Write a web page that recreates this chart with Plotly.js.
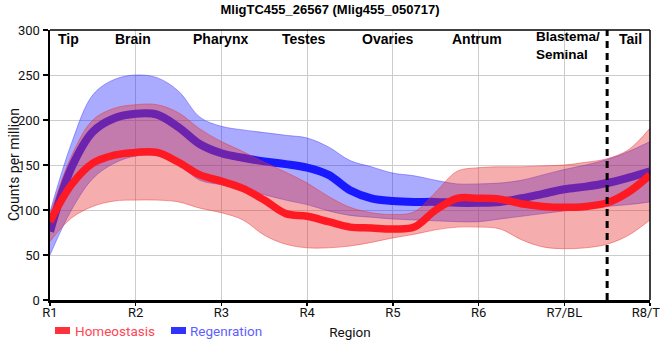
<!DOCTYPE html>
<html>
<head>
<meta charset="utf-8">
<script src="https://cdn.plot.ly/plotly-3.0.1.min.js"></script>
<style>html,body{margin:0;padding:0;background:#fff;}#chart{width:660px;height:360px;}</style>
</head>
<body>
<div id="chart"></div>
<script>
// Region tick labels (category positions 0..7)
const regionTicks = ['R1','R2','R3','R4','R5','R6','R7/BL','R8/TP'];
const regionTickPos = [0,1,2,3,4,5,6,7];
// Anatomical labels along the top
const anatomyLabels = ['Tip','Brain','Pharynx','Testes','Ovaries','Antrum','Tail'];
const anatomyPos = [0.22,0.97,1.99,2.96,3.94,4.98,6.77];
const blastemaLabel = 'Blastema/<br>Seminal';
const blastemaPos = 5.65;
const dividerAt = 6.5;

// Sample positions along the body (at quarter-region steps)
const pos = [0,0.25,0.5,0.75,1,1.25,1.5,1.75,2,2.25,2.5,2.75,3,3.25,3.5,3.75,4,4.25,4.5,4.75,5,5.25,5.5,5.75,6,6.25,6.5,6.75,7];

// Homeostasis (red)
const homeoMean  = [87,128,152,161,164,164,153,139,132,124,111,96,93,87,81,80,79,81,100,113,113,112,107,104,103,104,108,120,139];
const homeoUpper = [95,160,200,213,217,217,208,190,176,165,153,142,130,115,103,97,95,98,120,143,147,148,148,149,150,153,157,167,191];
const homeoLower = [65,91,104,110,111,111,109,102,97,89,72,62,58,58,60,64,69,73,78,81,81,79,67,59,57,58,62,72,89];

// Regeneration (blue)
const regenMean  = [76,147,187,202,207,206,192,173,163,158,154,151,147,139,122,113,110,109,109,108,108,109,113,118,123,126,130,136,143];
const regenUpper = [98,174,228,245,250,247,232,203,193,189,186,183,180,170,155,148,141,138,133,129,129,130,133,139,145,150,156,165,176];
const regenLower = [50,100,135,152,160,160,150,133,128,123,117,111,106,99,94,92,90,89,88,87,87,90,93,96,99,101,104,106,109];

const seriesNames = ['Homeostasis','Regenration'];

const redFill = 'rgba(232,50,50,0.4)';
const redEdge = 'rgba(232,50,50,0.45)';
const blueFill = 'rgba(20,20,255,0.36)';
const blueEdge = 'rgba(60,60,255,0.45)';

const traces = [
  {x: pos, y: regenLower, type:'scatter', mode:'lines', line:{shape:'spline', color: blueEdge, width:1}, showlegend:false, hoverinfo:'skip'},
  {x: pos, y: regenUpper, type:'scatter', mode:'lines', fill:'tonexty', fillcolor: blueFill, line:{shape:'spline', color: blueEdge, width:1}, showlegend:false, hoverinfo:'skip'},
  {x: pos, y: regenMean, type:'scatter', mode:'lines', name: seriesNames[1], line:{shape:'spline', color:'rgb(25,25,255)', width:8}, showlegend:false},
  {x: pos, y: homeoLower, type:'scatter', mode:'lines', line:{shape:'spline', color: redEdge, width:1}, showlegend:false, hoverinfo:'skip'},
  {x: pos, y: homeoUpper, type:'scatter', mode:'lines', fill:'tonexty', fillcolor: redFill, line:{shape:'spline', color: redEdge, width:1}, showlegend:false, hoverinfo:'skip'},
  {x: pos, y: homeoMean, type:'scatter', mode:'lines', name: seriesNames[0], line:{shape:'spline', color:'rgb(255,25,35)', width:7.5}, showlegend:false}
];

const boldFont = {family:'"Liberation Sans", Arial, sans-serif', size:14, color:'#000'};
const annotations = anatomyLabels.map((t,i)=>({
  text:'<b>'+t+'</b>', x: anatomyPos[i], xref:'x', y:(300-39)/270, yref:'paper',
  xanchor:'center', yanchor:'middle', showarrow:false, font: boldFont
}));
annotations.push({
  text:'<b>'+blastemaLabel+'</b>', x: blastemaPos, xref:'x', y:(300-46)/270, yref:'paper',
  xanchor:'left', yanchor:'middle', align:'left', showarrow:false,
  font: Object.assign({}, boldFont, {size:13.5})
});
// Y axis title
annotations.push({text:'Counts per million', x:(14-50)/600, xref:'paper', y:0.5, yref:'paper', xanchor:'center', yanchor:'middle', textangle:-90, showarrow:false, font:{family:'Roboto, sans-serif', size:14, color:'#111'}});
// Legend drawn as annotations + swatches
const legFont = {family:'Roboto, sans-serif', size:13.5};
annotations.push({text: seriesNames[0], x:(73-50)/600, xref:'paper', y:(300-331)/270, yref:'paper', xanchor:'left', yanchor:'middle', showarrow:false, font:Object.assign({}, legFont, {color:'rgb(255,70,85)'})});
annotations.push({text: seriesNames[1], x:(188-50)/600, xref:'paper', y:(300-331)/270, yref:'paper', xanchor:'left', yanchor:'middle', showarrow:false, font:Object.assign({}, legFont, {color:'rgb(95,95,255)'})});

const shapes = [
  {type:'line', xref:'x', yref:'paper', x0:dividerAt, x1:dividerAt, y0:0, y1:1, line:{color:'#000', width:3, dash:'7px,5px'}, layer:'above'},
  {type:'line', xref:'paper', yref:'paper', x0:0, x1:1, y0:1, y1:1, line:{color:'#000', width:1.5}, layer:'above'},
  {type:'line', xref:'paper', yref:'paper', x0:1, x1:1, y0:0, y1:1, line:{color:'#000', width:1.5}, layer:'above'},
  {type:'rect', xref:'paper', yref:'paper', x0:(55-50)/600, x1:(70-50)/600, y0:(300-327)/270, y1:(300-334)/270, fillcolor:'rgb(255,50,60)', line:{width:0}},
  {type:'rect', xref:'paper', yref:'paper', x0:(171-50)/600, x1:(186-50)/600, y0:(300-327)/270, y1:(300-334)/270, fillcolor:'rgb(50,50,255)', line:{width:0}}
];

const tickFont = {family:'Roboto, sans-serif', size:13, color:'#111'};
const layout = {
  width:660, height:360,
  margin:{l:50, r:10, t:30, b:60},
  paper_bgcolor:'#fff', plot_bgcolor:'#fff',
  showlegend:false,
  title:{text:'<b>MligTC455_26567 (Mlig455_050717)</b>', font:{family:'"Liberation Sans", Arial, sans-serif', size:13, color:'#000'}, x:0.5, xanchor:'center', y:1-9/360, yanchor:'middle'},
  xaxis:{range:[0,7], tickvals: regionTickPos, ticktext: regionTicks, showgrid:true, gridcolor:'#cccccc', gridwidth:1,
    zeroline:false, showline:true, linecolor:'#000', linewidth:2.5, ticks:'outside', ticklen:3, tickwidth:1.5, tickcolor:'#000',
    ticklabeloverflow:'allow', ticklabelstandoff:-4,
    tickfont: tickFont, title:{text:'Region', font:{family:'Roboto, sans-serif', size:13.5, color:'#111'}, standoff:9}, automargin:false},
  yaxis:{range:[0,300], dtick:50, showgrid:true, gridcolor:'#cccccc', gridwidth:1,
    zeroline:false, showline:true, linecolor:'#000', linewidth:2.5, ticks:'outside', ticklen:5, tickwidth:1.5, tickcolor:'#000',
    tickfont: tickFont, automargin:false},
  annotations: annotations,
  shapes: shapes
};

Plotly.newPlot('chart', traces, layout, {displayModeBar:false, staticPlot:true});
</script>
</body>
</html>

○ ○ ○ ○ ○ ○ ○

### WHAT IS EXPECTED
Give every line above again exactly, with no pictures.

### REPLY
Write a web page that recreates this chart with Plotly.js.
<!DOCTYPE html>
<html>
<head>
<meta charset="utf-8">
<script src="https://cdn.plot.ly/plotly-3.0.1.min.js"></script>
<style>html,body{margin:0;padding:0;background:#fff;}#chart{width:660px;height:360px;}</style>
</head>
<body>
<div id="chart"></div>
<script>
// Region tick labels (category positions 0..7)
const regionTicks = ['R1','R2','R3','R4','R5','R6','R7/BL','R8/TP'];
const regionTickPos = [0,1,2,3,4,5,6,7];
// Anatomical labels along the top
const anatomyLabels = ['Tip','Brain','Pharynx','Testes','Ovaries','Antrum','Tail'];
const anatomyPos = [0.22,0.97,1.99,2.96,3.94,4.98,6.77];
const blastemaLabel = 'Blastema/<br>Seminal';
const blastemaPos = 5.65;
const dividerAt = 6.5;

// Sample positions along the body (at quarter-region steps)
const pos = [0,0.25,0.5,0.75,1,1.25,1.5,1.75,2,2.25,2.5,2.75,3,3.25,3.5,3.75,4,4.25,4.5,4.75,5,5.25,5.5,5.75,6,6.25,6.5,6.75,7];

// Homeostasis (red)
const homeoMean  = [87,128,152,161,164,164,153,139,132,124,111,96,93,87,81,80,79,81,100,113,113,112,107,104,103,104,108,120,139];
const homeoUpper = [95,160,200,213,217,217,208,190,176,165,153,142,130,115,103,97,95,98,120,143,147,148,148,149,150,153,157,167,191];
const homeoLower = [65,91,104,110,111,111,109,102,97,89,72,62,58,58,60,64,69,73,78,81,81,79,67,59,57,58,62,72,89];

// Regeneration (blue)
const regenMean  = [76,147,187,202,207,206,192,173,163,158,154,151,147,139,122,113,110,109,109,108,108,109,113,118,123,126,130,136,143];
const regenUpper = [98,174,228,245,250,247,232,203,193,189,186,183,180,170,155,148,141,138,133,129,129,130,133,139,145,150,156,165,176];
const regenLower = [50,100,135,152,160,160,150,133,128,123,117,111,106,99,94,92,90,89,88,87,87,90,93,96,99,101,104,106,109];

const seriesNames = ['Homeostasis','Regenration'];

const redFill = 'rgba(232,50,50,0.4)';
const redEdge = 'rgba(232,50,50,0.45)';
const blueFill = 'rgba(20,20,255,0.36)';
const blueEdge = 'rgba(60,60,255,0.45)';

const traces = [
  {x: pos, y: regenLower, type:'scatter', mode:'lines', line:{shape:'spline', color: blueEdge, width:1}, showlegend:false, hoverinfo:'skip'},
  {x: pos, y: regenUpper, type:'scatter', mode:'lines', fill:'tonexty', fillcolor: blueFill, line:{shape:'spline', color: blueEdge, width:1}, showlegend:false, hoverinfo:'skip'},
  {x: pos, y: regenMean, type:'scatter', mode:'lines', name: seriesNames[1], line:{shape:'spline', color:'rgb(25,25,255)', width:8}, showlegend:false},
  {x: pos, y: homeoLower, type:'scatter', mode:'lines', line:{shape:'spline', color: redEdge, width:1}, showlegend:false, hoverinfo:'skip'},
  {x: pos, y: homeoUpper, type:'scatter', mode:'lines', fill:'tonexty', fillcolor: redFill, line:{shape:'spline', color: redEdge, width:1}, showlegend:false, hoverinfo:'skip'},
  {x: pos, y: homeoMean, type:'scatter', mode:'lines', name: seriesNames[0], line:{shape:'spline', color:'rgb(255,25,35)', width:7.5}, showlegend:false}
];

const boldFont = {family:'"Liberation Sans", Arial, sans-serif', size:14, color:'#000'};
const annotations = anatomyLabels.map((t,i)=>({
  text:'<b>'+t+'</b>', x: anatomyPos[i], xref:'x', y:(300-39)/270, yref:'paper',
  xanchor:'center', yanchor:'middle', showarrow:false, font: boldFont
}));
annotations.push({
  text:'<b>'+blastemaLabel+'</b>', x: blastemaPos, xref:'x', y:(300-46)/270, yref:'paper',
  xanchor:'left', yanchor:'middle', align:'left', showarrow:false,
  font: Object.assign({}, boldFont, {size:13.5})
});
// Y axis title
annotations.push({text:'Counts per million', x:(14-50)/600, xref:'paper', y:0.5, yref:'paper', xanchor:'center', yanchor:'middle', textangle:-90, showarrow:false, font:{family:'Roboto, sans-serif', size:14, color:'#111'}});
// Legend drawn as annotations + swatches
const legFont = {family:'Roboto, sans-serif', size:13.5};
annotations.push({text: seriesNames[0], x:(73-50)/600, xref:'paper', y:(300-331)/270, yref:'paper', xanchor:'left', yanchor:'middle', showarrow:false, font:Object.assign({}, legFont, {color:'rgb(255,70,85)'})});
annotations.push({text: seriesNames[1], x:(188-50)/600, xref:'paper', y:(300-331)/270, yref:'paper', xanchor:'left', yanchor:'middle', showarrow:false, font:Object.assign({}, legFont, {color:'rgb(95,95,255)'})});

const shapes = [
  {type:'line', xref:'x', yref:'paper', x0:dividerAt, x1:dividerAt, y0:0, y1:1, line:{color:'#000', width:3, dash:'7px,5px'}, layer:'above'},
  {type:'line', xref:'paper', yref:'paper', x0:0, x1:1, y0:1, y1:1, line:{color:'#000', width:1.5}, layer:'above'},
  {type:'line', xref:'paper', yref:'paper', x0:1, x1:1, y0:0, y1:1, line:{color:'#000', width:1.5}, layer:'above'},
  {type:'rect', xref:'paper', yref:'paper', x0:(55-50)/600, x1:(70-50)/600, y0:(300-327)/270, y1:(300-334)/270, fillcolor:'rgb(255,50,60)', line:{width:0}},
  {type:'rect', xref:'paper', yref:'paper', x0:(171-50)/600, x1:(186-50)/600, y0:(300-327)/270, y1:(300-334)/270, fillcolor:'rgb(50,50,255)', line:{width:0}}
];

const tickFont = {family:'Roboto, sans-serif', size:13, color:'#111'};
const layout = {
  width:660, height:360,
  margin:{l:50, r:10, t:30, b:60},
  paper_bgcolor:'#fff', plot_bgcolor:'#fff',
  showlegend:false,
  title:{text:'<b>MligTC455_26567 (Mlig455_050717)</b>', font:{family:'"Liberation Sans", Arial, sans-serif', size:13, color:'#000'}, x:0.5, xanchor:'center', y:1-9/360, yanchor:'middle'},
  xaxis:{range:[0,7], tickvals: regionTickPos, ticktext: regionTicks, showgrid:true, gridcolor:'#cccccc', gridwidth:1,
    zeroline:false, showline:true, linecolor:'#000', linewidth:2.5, ticks:'outside', ticklen:3, tickwidth:1.5, tickcolor:'#000',
    ticklabeloverflow:'allow', ticklabelstandoff:-4,
    tickfont: tickFont, title:{text:'Region', font:{family:'Roboto, sans-serif', size:13.5, color:'#111'}, standoff:9}, automargin:false},
  yaxis:{range:[0,300], dtick:50, showgrid:true, gridcolor:'#cccccc', gridwidth:1,
    zeroline:false, showline:true, linecolor:'#000', linewidth:2.5, ticks:'outside', ticklen:5, tickwidth:1.5, tickcolor:'#000',
    tickfont: tickFont, automargin:false},
  annotations: annotations,
  shapes: shapes
};

Plotly.newPlot('chart', traces, layout, {displayModeBar:false, staticPlot:true});
</script>
</body>
</html>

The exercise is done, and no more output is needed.